The survey is courtesy of the Josephson Institute, an organization focused on increasing ethical behavior in all aspects of society.

Take the personal integrity survey now – it might be the first step to fixing those character flaws we thought we could get away with.

- LuAnne Speeter

The other day, an astute friend of mine who offers consulting services to businesses expressed this thought:

“Everybody uses the word ‘excellence’ as a business goal. I like to use ‘greatness.’”

While I don’t necessarily think one precludes the other, I agree that a business that strives toward greatness perhaps has a more expanded, holistic vision than what excellence would imply. To me, business excellence reflects the strategies and tactics that help the company achieve – and even exceed – its goals for revenue, growth, return on investment – even customer and employee satisfaction and other benchmarks and measurements.

But for a business and its leaders to achieve greatness means they’ve stepped beyond the goals of the single corporate entity and into the business community, beyond a particular industry and into a broader business model, beyond the current fiscal year and into the future. Greatness carries a sense of legacy – that what was achieved, and those who achieved it, can be held up as an example for other businesses and will live on for others to emulate.
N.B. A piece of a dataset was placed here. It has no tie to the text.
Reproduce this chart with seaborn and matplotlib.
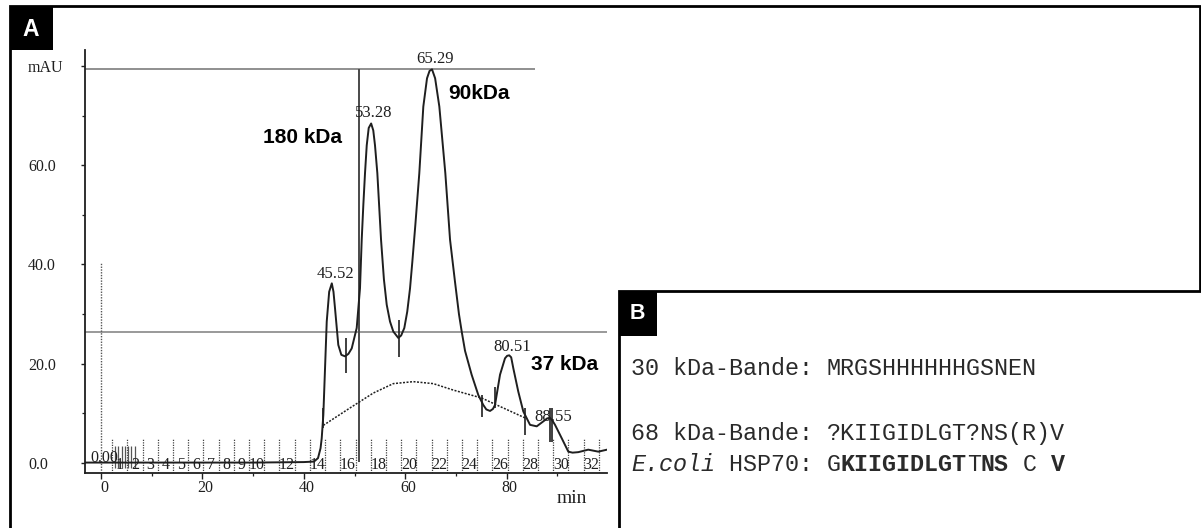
import matplotlib
matplotlib.use("Agg")
import matplotlib.pyplot as plt
from matplotlib.patches import Rectangle
from matplotlib.ticker import FixedLocator
from matplotlib.transforms import ScaledTranslation
import seaborn as sns

# ---------------------------------------------------------------- data
# UV trace of the gel filtration run (elution time in min, absorbance in mAU)
trace_time = [-3.16, 10.0, 20.0, 30.0, 40.0, 42.0, 42.8, 43.3, 43.53, 43.85,
              44.52, 45.0, 45.52, 45.85, 46.15, 46.8, 47.4, 48.13, 48.8, 49.45,
              50.43, 51.08, 51.42, 51.74, 52.07, 52.41, 52.8, 53.28, 53.7, 54.04,
              54.5, 55.23, 55.8, 56.35, 57.0, 57.65, 58.64, 59.2, 59.82, 60.4,
              60.95, 61.4, 62.0, 62.78, 63.57, 64.3, 64.8, 65.29, 65.9, 66.73,
              67.91, 68.84, 69.82, 70.6, 71.14, 71.8, 73.1, 74.42, 75.4, 76.0, 76.73,
              77.3, 77.71, 78.7, 79.68, 80.1, 80.51, 80.9, 81.32, 82.3, 83.29,
              84.62, 85.94, 87.24, 88.0, 88.55, 89.0, 89.55, 90.87, 92.17, 93.0,
              94.14, 96.1, 98.09, 99.8]
trace_abs = [0.1, 0.1, 0.1, 0.1, 0.2, 0.3, 1.0, 3.0, 5.0, 9.7,
             28.5, 34.5, 36.2, 34.5, 31.2, 23.8, 21.8, 21.5, 22.0, 23.1,
             27.2, 35.2, 45.0, 52.0, 58.4, 64.0, 67.5, 68.4, 67.0, 64.0,
             58.4, 45.0, 37.0, 31.9, 28.5, 26.5, 25.2, 25.7, 27.2, 30.5,
             35.2, 40.5, 48.0, 58.4, 71.8, 77.5, 79.0, 79.3, 77.5, 71.8,
             58.4, 45.0, 36.5, 30.0, 26.5, 22.6, 17.8, 13.7, 11.7, 10.8, 10.5,
             10.9, 11.7, 17.8, 21.1, 21.6, 21.7, 21.3, 19.1, 14.4, 10.4,
             7.7, 7.4, 8.4, 9.0, 9.1, 8.6, 7.7, 5.0, 2.3, 2.1,
             2.2, 2.7, 2.3, 2.7]

# integration baseline drawn under the protein peaks
base_time = [43.85, 49.1, 53.7, 57.65, 61.6, 65.54, 69.49, 75.09, 78.05, 83.63]
base_abs = [7.6, 11.1, 14.1, 16.0, 16.4, 16.0, 14.7, 13.1, 11.7, 9.1]

# integrated peaks (retention time, apex height)
peak_times = [45.52, 53.28, 65.29, 80.51, 88.55]
peak_heights = [36.2, 68.4, 79.3, 21.7, 9.1]

# integration start/stop ticks
event_time = [43.85, 48.4, 58.8, 75.1, 77.7, 83.6, 88.56, 89.0]
event_low = [7.0, 18.1, 21.4, 9.3, 11.1, 5.7, 4.3, 4.3]
event_high = [11.0, 25.1, 28.8, 13.7, 15.4, 11.1, 11.1, 11.1]

# fraction collector: boundaries (min) and fraction numbers printed
fraction_bounds = [2.2, 5.2, 8.2, 11.2, 14.2, 17.2, 20.2, 23.2, 26.2, 29.2,
                   32.2, 35.2, 38.2, 41.2, 44.2, 47.2, 50.2, 53.2, 56.2, 59.2,
                   62.2, 65.2, 68.2, 71.2, 74.2, 77.2, 80.2, 83.2, 86.2, 89.2,
                   92.2, 95.2, 98.2]
fraction_labels = ["1", "2", "3", "4", "5", "6", "7", "8", "9", "10",
                   "", "12", "", "14", "", "16", "", "18", "", "20",
                   "", "22", "", "24", "", "26", "", "28", "", "30",
                   "", "32"]

# injection and early method events
injection_time = 0.0
injection_mark_top = 40.6
startup_marks = [2.8, 3.4, 4.1, 4.7, 5.4, 6.0, 6.7]

# reference levels of the run report
upper_level = 79.3
upper_level_end = 85.6
threshold_level = 26.4
collect_time = 50.9
collect_bottom = 0.3

# molecular-weight assignments
mw_labels = ["180 kDa", "90kDa", "37 kDa"]

# axis ticks
x_ticks = [0, 20, 40, 60, 80]
y_ticks = [0, 20, 40, 60, 80]
y_ticklabels = ["0.0", "20.0", "40.0", "60.0", "mAU"]

# N-terminal sequencing results
seq_rows = [
    [("30 kDa-Bande: ", "normal", "normal"), ("MRGSHHHHHHGSNEN", "normal", "normal")],
    [("68 kDa-Bande: ", "normal", "normal"), ("?KIIGIDLGT?NS(R)V", "normal", "normal")],
    [("E.coli", "normal", "italic"), (" HSP70: ", "normal", "normal"),
     ("G", "normal", "normal"), ("KIIGIDLGT", "bold", "normal"),
     ("T", "normal", "normal"), ("NS", "bold", "normal"),
     (" C ", "normal", "normal"), ("V", "bold", "normal")],
]

# ---------------------------------------------------------------- style
sns.set_theme(style="ticks")
SERIF = "Liberation Serif"
SANS = "Liberation Sans"
MONO = "Liberation Mono"
plt.rcParams["font.family"] = [SERIF, "DejaVu Sans"]
INK = "#1f1f1f"
GREY = "#7d7d7d"

W, H = 1201, 528
fig = plt.figure(figsize=(W / 100, H / 100), dpi=100)
fig.patch.set_facecolor("white")


def fx(px):
    return px / W


def fy(py):
    return 1 - py / H


# ---------------------------------------------------------------- panel A
ax = fig.add_axes([fx(85), fy(473), (607 - 85) / W, (473 - 50) / H])
ax.set_facecolor("white")

sns.lineplot(x=trace_time, y=trace_abs, sort=False, estimator=None, ax=ax,
             color=INK, lw=1.4, zorder=4)
sns.lineplot(x=base_time, y=base_abs, sort=False, estimator=None, ax=ax,
             color=INK, lw=1.1, linestyle=(0, (1.3, 1.0)), zorder=3)

ax.hlines(upper_level, -3.16, upper_level_end, color=GREY, lw=1.2, zorder=2)
ax.hlines(threshold_level, -3.16, 99.8, color=GREY, lw=1.1, zorder=2)
ax.vlines(collect_time, collect_bottom, upper_level, color="#4a4a4a", lw=1.4, zorder=2)
ax.vlines(injection_time, -2.0, injection_mark_top, color="#555555", lw=1.0,
          linestyles=(0, (1.0, 1.0)), zorder=2)
ax.vlines(event_time, event_low, event_high, color=INK, lw=1.2, zorder=5)
ax.vlines(fraction_bounds, -2.0, 5.1, color="#444444", lw=0.9,
          linestyles=(0, (1.0, 1.0)), zorder=2)
ax.vlines(startup_marks, -1.0, 3.5, color="#555555", lw=0.9, zorder=2)

for k, lab in enumerate(fraction_labels):
    if lab:
        mid = (fraction_bounds[k] + fraction_bounds[k + 1]) / 2
        ax.text(mid, -0.4, lab, ha="center", va="center", fontsize=11.5,
                color=INK, family=SERIF, zorder=6)

ax.text(injection_time + 0.6, 1.0, "0.00", ha="center", va="center",
        fontsize=11.5, color=INK, family=SERIF, zorder=6)

peak_offsets = [(0.7, 0.2), (0.5, 0.4), (0.6, 0.4), (0.6, 0.0), (0.6, -1.5)]
for t, h, (dx, dy) in zip(peak_times, peak_heights, peak_offsets):
    ax.text(t + dx, h + dy, f"{t:.2f}", ha="center", va="bottom",
            fontsize=12, color=INK, family=SERIF, zorder=6)

mw_pos = [(39.7, 65.5), (74.6, 74.5), (91.4, 19.8)]
for lab, (t, v) in zip(mw_labels, mw_pos):
    ax.text(t, v, lab, ha="center", va="center", fontsize=15,
            fontweight="bold", color="black", family=SANS, zorder=6)

ax.text(92.9, -7.2, "min", ha="center", va="center", fontsize=14,
        color=INK, family=SERIF, clip_on=False)

ax.set_xlim(-3.16, 99.8)
ax.set_ylim(-2.0, 83.2)
sns.despine(ax=ax)
for side in ("left", "bottom"):
    ax.spines[side].set_color(INK)
    ax.spines[side].set_linewidth(1.3)

ax.set_xticks(x_ticks)
ax.set_xticklabels([str(v) for v in x_ticks])
ax.set_yticks(y_ticks)
ax.set_yticklabels(y_ticklabels)
ax.xaxis.set_minor_locator(FixedLocator([10, 30, 50, 70, 90]))
ax.yaxis.set_minor_locator(FixedLocator([10, 30, 50, 70]))
ax.tick_params(axis="y", which="major", direction="out", length=3, width=1.0,
               pad=38, labelsize=11.5, colors=INK)
ax.tick_params(axis="x", which="major", direction="out", length=4, width=1.0,
               pad=1, labelsize=11.5, colors=INK)
ax.tick_params(which="minor", direction="out", length=2, width=0.9, colors=INK)
for lab in ax.get_yticklabels():
    lab.set_horizontalalignment("left")
    lab.set_family(SERIF)
shift = ScaledTranslation(3 / 100, 0, fig.dpi_scale_trans)
for lab in ax.get_xticklabels():
    lab.set_transform(lab.get_transform() + shift)
    lab.set_family(SERIF)
ax.set_xlabel("")
ax.set_ylabel("")

# ---------------------------------------------------------------- frames
fig.add_artist(Rectangle((fx(9.5), fy(545)), fx(1200.3) - fx(9.5), fy(6.5) - fy(545),
                         transform=fig.transFigure, fill=False, edgecolor="black",
                         lw=2.0, zorder=8, clip_on=False))
fig.add_artist(Rectangle((fx(9.5), fy(50)), fx(53) - fx(9.5), fy(6.5) - fy(50),
                         transform=fig.transFigure, facecolor="black",
                         edgecolor="black", lw=0, zorder=9))
fig.text(fx(31), fy(29), "A", ha="center", va="center", color="white",
         fontsize=16.5, fontweight="bold", family=SANS, zorder=10)

# ---------------------------------------------------------------- panel B
fig.add_artist(Rectangle((fx(618.7), fy(545)), fx(1230) - fx(618.7), fy(290.7) - fy(545),
                         transform=fig.transFigure, facecolor="white",
                         edgecolor="black", lw=2.0, zorder=11, clip_on=False))
fig.add_artist(Rectangle((fx(618.7), fy(336)), fx(657) - fx(618.7), fy(290.7) - fy(336),
                         transform=fig.transFigure, facecolor="black",
                         edgecolor="black", lw=0, zorder=12))
fig.text(fx(637.5), fy(313.5), "B", ha="center", va="center", color="white",
         fontsize=15.5, fontweight="bold", family=SANS, zorder=13)

mono_size = 16.8
char_px = 0.6 * mono_size * 100 / 72
row_baselines = [375, 440, 470.7]
for row, base in zip(seq_rows, row_baselines):
    col = 0
    for text, weight, style in row:
        fig.text(fx(631 + col * char_px), fy(base), text, ha="left", va="baseline",
                 fontsize=mono_size, family=MONO, fontweight=weight,
                 fontstyle=style, color="#2a2a2a", zorder=13)
        col += len(text)

fig.savefig("out.png", dpi=100)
Greatness incorporates values that can be applied even beyond business – into our personal ethics, our relationships, our social responsibilities. Greatness doesn’t go out of style; it reveals a truth that transcends time, race and religious or political affiliation.

Most of all, greatness inspires others to live with integrity – that our day to day decisions, expressions and activities are a manifestation of a deep commitment to a greater good.
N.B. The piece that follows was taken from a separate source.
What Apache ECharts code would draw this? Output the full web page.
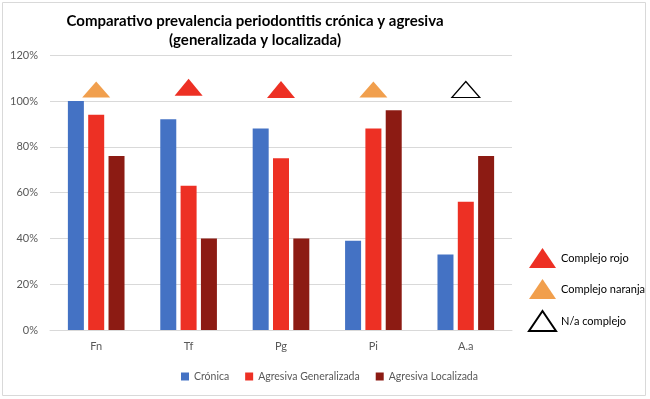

So what will it take to bring you and your business beyond excellence and into the realm of greatness?

- LuAnne Speeter

Have you ever been tempted to use a questionable marketing tactic?

Sometimes what appears at first glance to be a brilliant campaign becomes a disastrous public embarrassment or – worse yet – a lawsuit.
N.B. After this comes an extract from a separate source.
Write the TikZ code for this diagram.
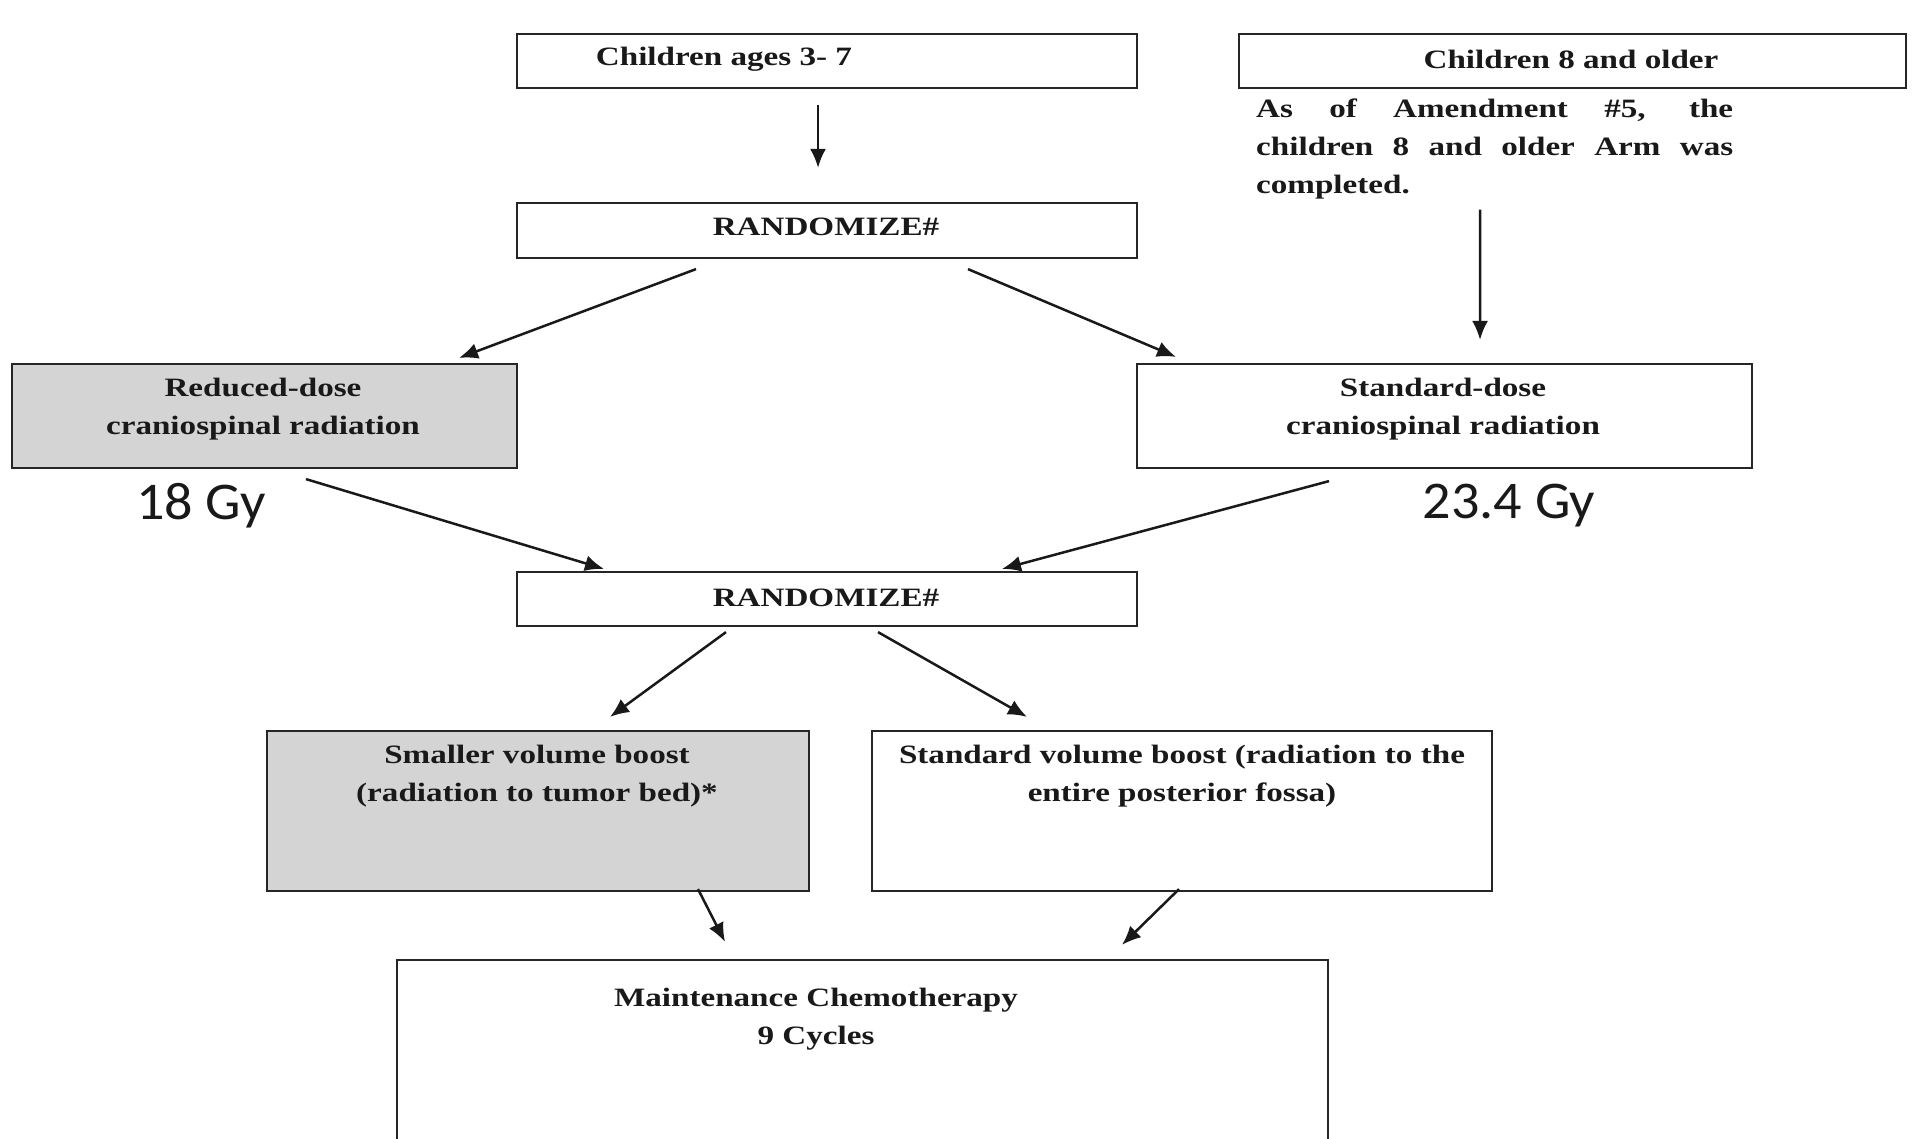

Take, for example, the custom media company that offered a free car to the client who gave them the best endorsement. Initially, I’m sure it seemed like a win-win. The company would receive great testimonials and clients would fall all over themselves to win a new set of wheels. All good, until somebody realized this was out-and-out bribery.

A few years back, stealth marketing gained momentum with some companies who wanted to capitalize on the viral power of word of mouth and social networks.  With stealth marketing, people are paid to endorse a product in public without disclosing that they’re being paid to do so. The practice has been denounced by both the Federal Trade Commission and the Word of Mouth Marketing Association (WOMMA). So now, if a company pays you to push its product, you’re obligated to disclose your relationship with the company.

Then there’s sugging – selling under the guise of research – and even frugging – fundraising that’s presented as research.

There are plenty of laws guarding against overtly unethical practices, requiring for example that rate disclosures on credit card literature must be printed in at least 18-point type. But then there are those methods that are legal, yet lack transparency and integrity. Social media has brought us face to face with the social conscience, causing marketers to toe the line for fear they may get caught at misleading the public – Albert the CyberChimp is a great example – and receive negative online publicity.

So what criteria do you use? A good place to start is the American Marketing Association’s Statement of Ethics. In particular, it defines in practical terms six values to uphold in a marketing context: honesty, responsibility, fairness, respect, transparency and citizenship. Instead of a list of legal constraints, the Statement challenges marketers to consider the consumer relationship and to act with integrity at all times.

Better still, it sets the stage for ethical marketing that’s not based on whether we meet compliance and avoid impropriety. We should instead be driven by a more positive call to improve the world we live in.

 And that’s good. Because if a marketer has to consider, “Gee, I wonder if I can get by with this?” the campaign has morally failed.